During the whole period of the Great Wars of the French Revolution, which he well remembered, the seasons were bad for farmers, and the food problem a pressing one. A miller would be fined £30 for dressing wheat-flour; the farmers eat bread of which half was barley-flour, and cottagers' bread was all barley-flour. At the same time, an old woman asserted she could glean enough wheat to keep her household in bread for the winter, and enough barley to feed a pig.
Agriculture, however, was more human than at present, no compulsory education prevented children helping in due season, and harvest time was a festival. Tenants' pigs were turned into the woods in the summer, free of toll. After harvest came the nutting; and one farmer took a waggon load of nuts to Nottingham market each year. Acorns were gathered for winter use, but the wood-fed pigs were ready for killing in the late autumn.
All the cottagers kept cows and reared calves. The girls did the milking; the first girl at "the Rock" in the centre of the village, rattled her pail for the others to join her, and they proceeded to Parsons Park, a large pasture one mile north of the village, to milk.

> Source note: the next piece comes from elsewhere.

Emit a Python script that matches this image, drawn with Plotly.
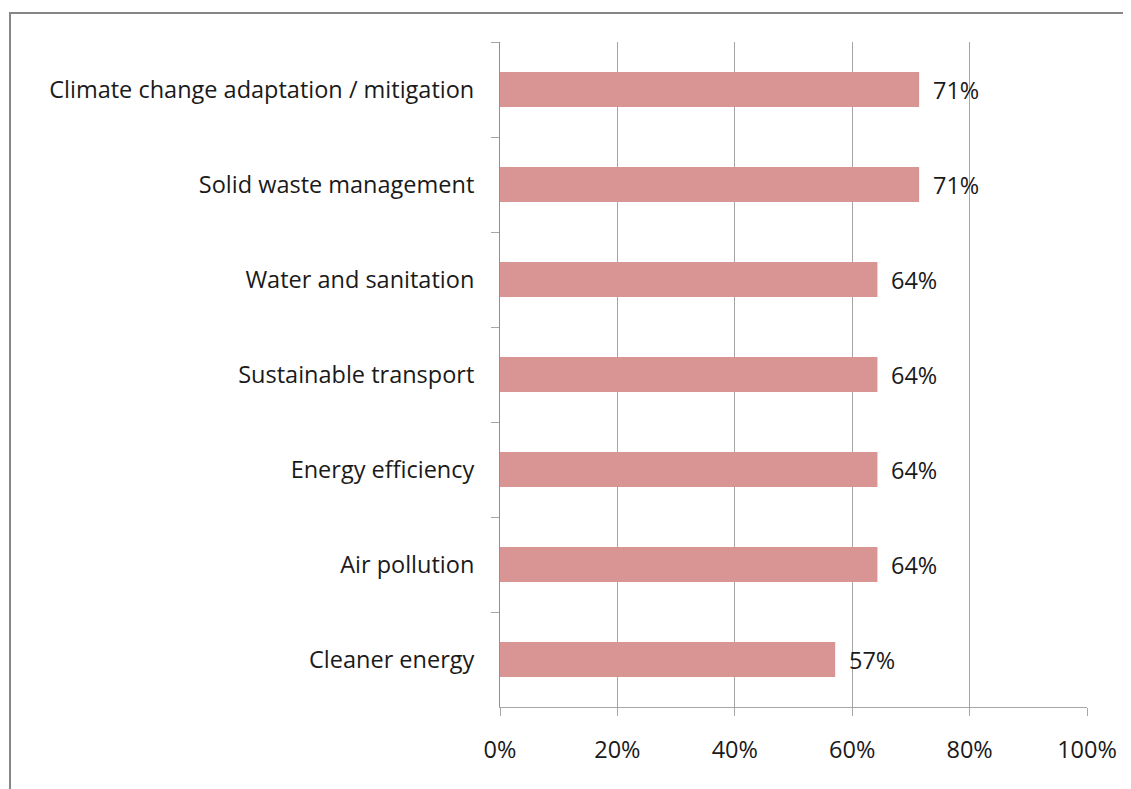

On the 29th of May, the milkmaids decorated themselves with oak, and proceeded to the milking with Bob Hopkin the fiddler; partners turned up, and they danced and drank posset, in what is still called the "posset hole."
Except hats, nearly all that was worn was produced and made in the village; the leather tanned, boots made, yarn spun and woven. Girls of good family could keep themselves by their spinning. The power mills afterwards destroyed the livelihood and independence of girls and women in the country.
Fresh meat was not common. At the beginning of winter, a well-to-do freeholder, Mr. Briggs, killed about twenty beasts, which were sold and salted. Cottagers would buy about half or a quarter beast and salt it down; but many would eat all their share, fresh, in the approaching feast week.
There was a school generally kept by a dame or "schollard," and education was general. Tom Helmsley, the road man, was a student of Confucius and astronomy. John Cartledge, the parish clerk, was also schoolmaster for a long period of the 18th century, and several successful men came from the village.
A pretty story can be told of the early 18th century. A little orphan boy, named Birch, running about in rags, was befriended by a Miss Briggs, educated, and ultimately became one of George II.'s court physicians. Contemporary memoirs refer to the charming Dr. Birch of Richmond. He had his portrait painted by the rising artist, Joshua Reynolds, and sent it to his benefactress. It now hangs in the dining-room of her representative, Mrs. Dufty, a lady ninety-three years of age, at Epperstone, whose husband inherited the Briggs and Barnard properties. In fact, there is a strong presumption that the Briggs' freehold, with the site of its ancient toftstead, has come in descent from before the Conquest.
The Wastes of the Parish appear to have been about 1,200 acres, and were enclosed or "approved" as far back as Edward II.'s reign, under the Statutes of Merton, which allowed lords to enclose their wastes, so long as sufficient grazing land was left for the freeholders. There were three Manor Lordships in Epperstone, and the opinions of lords and freeholders, as to what was "sufficient," often differed. One of the Epperstone lords, an Odingsells, got into trouble and lost his case to the freeholders. From the numerous disputes arising from these approvements, springs the agitators' fiction of the robbery of the the commons from the people; but the only claimants injured were the freeholders, in many cases.
The general enclosure of the arable fields and meadows of Epperstone took place under Act of Parliament, 1768 to 1770, every interest being jealously guarded. It was really an exchange of widely separated freehold strips.
The following are the awards to owners:—
|Rector, in lieu of tithe||225||3||I|
|Hon. W. Howe (Manorial propertyof the Fee of Limesi)|
|John Odingselles Leek (Ditto)||137||1||9|
|Elizabeth Tottie and Wm. Thorpe|
|(Manorial property fee of De Busli)||114||1||21|
From this list, it wopld appear that of the sixteen socmen or freeholders, mentioned in Domesday, some five or six such interests had survived.
The small acre pieces represent squatters, who had established a freehold cottage by prescription, and as such were held to have some claim on the forty or fifty acre Common Waste, still left not "approved" in 1768.